Buche de noel with Scaldis Prestige de
Nuits. What could
be a better combination?
New Year's Eve toasts with caviar and Saison Dupont,
Hop Ruiter, Contessa and Castelain. Compare and contrast the Beluga with
the beers.
Post holiday vegetarian detox: vegetable
soup and tofu, spring rolls with Witkap Singel and Lambrucha—what the
monks drink for lunch (or what we think they should).

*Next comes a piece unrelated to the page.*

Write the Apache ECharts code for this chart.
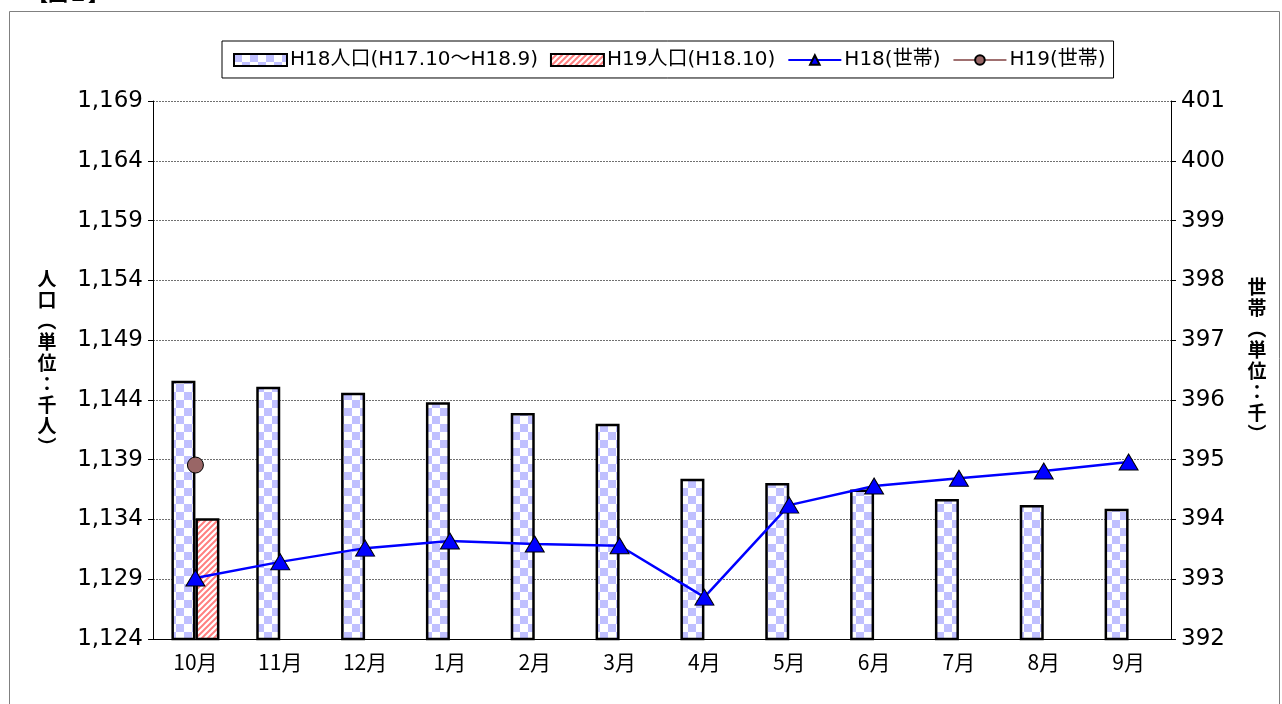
<!DOCTYPE html>
<html>
<head>
<meta charset="utf-8">
<script src="https://cdn.jsdelivr.net/npm/echarts@6/dist/echarts.min.js"></script>
<style>
html,body{margin:0;padding:0;background:#fff;}
#main{width:1282px;height:704px;}
</style>
</head>
<body>
<div id="main"></div>
<script>
var months = ['10月','11月','12月','1月','2月','3月','4月','5月','6月','7月','8月','9月'];
var popH18 = [1145.6, 1145.1, 1144.6, 1143.8, 1142.9, 1142.0, 1137.4, 1137.05, 1136.5, 1135.7, 1135.2, 1134.9];
var popH19 = [1134.1, null, null, null, null, null, null, null, null, null, null, null];
var hhH18 = [393.02, 393.29, 393.52, 393.64, 393.59, 393.56, 392.70, 394.24, 394.56, 394.69, 394.81, 394.96];
var hhH19 = [394.91, null, null, null, null, null, null, null, null, null, null, null];
var seriesNames = ['H18人口(H17.10～H18.9)', 'H19人口(H18.10)', 'H18(世帯)', 'H19(世帯)'];

//柄
function checker(){
    var c = document.createElement('canvas');
    c.width = 16; c.height = 16;
    var g = c.getContext('2d');
    g.fillStyle = '#ffffff';
    g.fillRect(0, 0, 16, 16);
    g.fillStyle = '#c0c0ff';
    g.fillRect(0, 0, 8, 8);
    g.fillRect(8, 8, 8, 8);
    return c;
}
function stripes(){
    var c = document.createElement('canvas');
    c.width = 6; c.height = 6;
    var g = c.getContext('2d');
    g.fillStyle = '#ffffff';
    g.fillRect(0, 0, 6, 6);
    g.strokeStyle = '#ff8080';
    g.lineWidth = 2;
    g.beginPath();
    g.moveTo(-1, 7); g.lineTo(7, -1);
    g.moveTo(-4, 4); g.lineTo(4, -4);
    g.moveTo(2, 10); g.lineTo(10, 2);
    g.stroke();
    return c;
}
function comma(v){
    return String(v).replace(/\B(?=(\d{3})+(?!\d))/g, ',');
}

var numFont = '"DejaVu Sans", "Noto Sans CJK JP", sans-serif';
var jpFont = '"Noto Sans CJK JP", sans-serif';

var chart = echarts.init(document.getElementById('main'));
var option = {
    backgroundColor: '#ffffff',
    animation: false,
    graphic: [
        {type: 'rect', shape: {x: 9.5, y: 11.5, width: 1270, height: 720}, style: {fill: null, stroke: '#808080', lineWidth: 1}},
        {type: 'text', left: 28, top: -17, style: {text: '【図１】', font: 'bold 20px "Noto Sans CJK JP"', fill: '#000'}},
        {type: 'text', x: 47, y: 363, style: {text: '人\n口\n︵\n単\n位\n：\n千\n人\n︶', font: 'bold 19px "Noto Sans CJK JP"', lineHeight: 21, align: 'center', verticalAlign: 'middle', fill: '#000'}},
        {type: 'text', x: 1257, y: 360, style: {text: '世\n帯\n︵\n単\n位\n：\n千\n︶', font: 'bold 19px "Noto Sans CJK JP"', lineHeight: 21, align: 'center', verticalAlign: 'middle', fill: '#000'}}
    ],
    legend: {
        left: 222,
        top: 41,
        padding: [9, 8, 8, 11],
        itemGap: 12,
        itemWidth: 53,
        itemHeight: 12,
        borderColor: '#000',
        borderWidth: 1,
        backgroundColor: '#fff',
        textStyle: {fontFamily: numFont, fontSize: 20, color: '#000', padding: [0, 0, 0, -2]},
        data: [
            {name: seriesNames[0], icon: 'rect'},
            {name: seriesNames[1], icon: 'rect'},
            {name: seriesNames[2]},
            {name: seriesNames[3]}
        ]
    },
    grid: {left: 153, right: 111, top: 101, bottom: 65},
    xAxis: {
        type: 'category',
        data: months,
        axisLine: {lineStyle: {color: '#000', width: 1}},
        axisTick: {show: false},
        axisLabel: {color: '#000', fontFamily: jpFont, fontSize: 21, margin: 13}
    },
    yAxis: [
        {
            type: 'value',
            min: 1124, max: 1169, interval: 5,
            axisLine: {show: true, lineStyle: {color: '#000'}},
            axisTick: {show: true, length: 5, lineStyle: {color: '#000'}},
            axisLabel: {color: '#000', fontFamily: numFont, fontSize: 23, margin: 10, formatter: comma},
            splitLine: {show: true, lineStyle: {color: '#707070', type: [2, 1], width: 1}}
        },
        {
            type: 'value',
            min: 392, max: 401, interval: 1,
            axisLine: {show: true, lineStyle: {color: '#000'}},
            axisTick: {show: true, length: 5, lineStyle: {color: '#000'}},
            axisLabel: {color: '#000', fontFamily: numFont, fontSize: 23, margin: 10},
            splitLine: {show: false}
        }
    ],
    series: [
        {
            name: seriesNames[0],
            type: 'bar',
            data: popH18,
            barWidth: 24,
            barGap: '0%',
            itemStyle: {color: {image: checker(), repeat: 'repeat'}, borderColor: '#000', borderWidth: 2.5}
        },
        {
            name: seriesNames[1],
            type: 'bar',
            data: popH19,
            barWidth: 24,
            barGap: '0%',
            itemStyle: {color: {image: stripes(), repeat: 'repeat'}, borderColor: '#000', borderWidth: 2.5}
        },
        {
            name: seriesNames[2],
            type: 'line',
            yAxisIndex: 1,
            data: hhH18,
            symbol: 'triangle',
            symbolSize: [19, 16],
            lineStyle: {color: '#0000ff', width: 2.5},
            itemStyle: {color: '#0000ff', borderColor: '#000', borderWidth: 1}
        },
        {
            name: seriesNames[3],
            type: 'line',
            yAxisIndex: 1,
            data: hhH19,
            symbol: 'circle',
            symbolSize: 16,
            lineStyle: {color: '#a07070', width: 2.5},
            itemStyle: {color: '#996666', borderColor: '#000', borderWidth: 1}
        }
    ]
};
chart.setOption(option);
</script>
</body>
</html>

January and February: Long winter's night suppers of
creamed herring, rye bread, radishes and Lava Smoked Imperial Stout
or winter composed salads with country breads: beets, spinach, salade
frisee, blood orange, goat cheese with Castelain
or Vicaris Tripel Gueuze with gueuze
in the vinaigrette.
Squash soup with whole grain bread and Posca Rustica, Biere de Miel, Bastarda
Rossa Chestnut beer.
Black
rice and spicy fish stew with Moinette
Brune: simply perfect.
Josie Berg-Hammond, Account
Coordinator, Louis Glunz Beer Distributor
http://www.glunzbeers.com/Site/Home.aspx
Cookies and Beer
Children
around the city will be celebrating with cookies and candy this holiday season,
but adults can celebrate with something a little more grown up: beer. This year
Santa doesn’t want milk and cookies, he wants beer and cookies.
Holiday
cheer, snow on the ground and a blistery wind, Santa might need more than a
glass of milk to get him through his trip this winter and Louis Glunz Beer Inc.
has the perfect beers to pair with cookies. Hearty, higher alcohol-content
brews with hoppy and malt-like flavors are often a great match with sweet
cookies. The Anchor Christmas Ale is a rich and dark ale with heavy
spice notes that pairs perfectly with the sweet spice of a ginger crisp.
Oatmeal cookies are a great complement to the sturdy Breckenridge Christmas
Ale and, with the addition of butterscotch chips, the cookies help to bring
out the brew’s hints of caramel and chocolate. A brew like the Chimay Blue
Cap, with a thick, dry finish and strong notes of caramel can hold up to
buttery hazelnut, chocolate and coffee shortbread cookies. With beers that
match so well with cookies, the team at Louis Glunz Beer Inc. thinks you might
want to fill that milk glass with beer.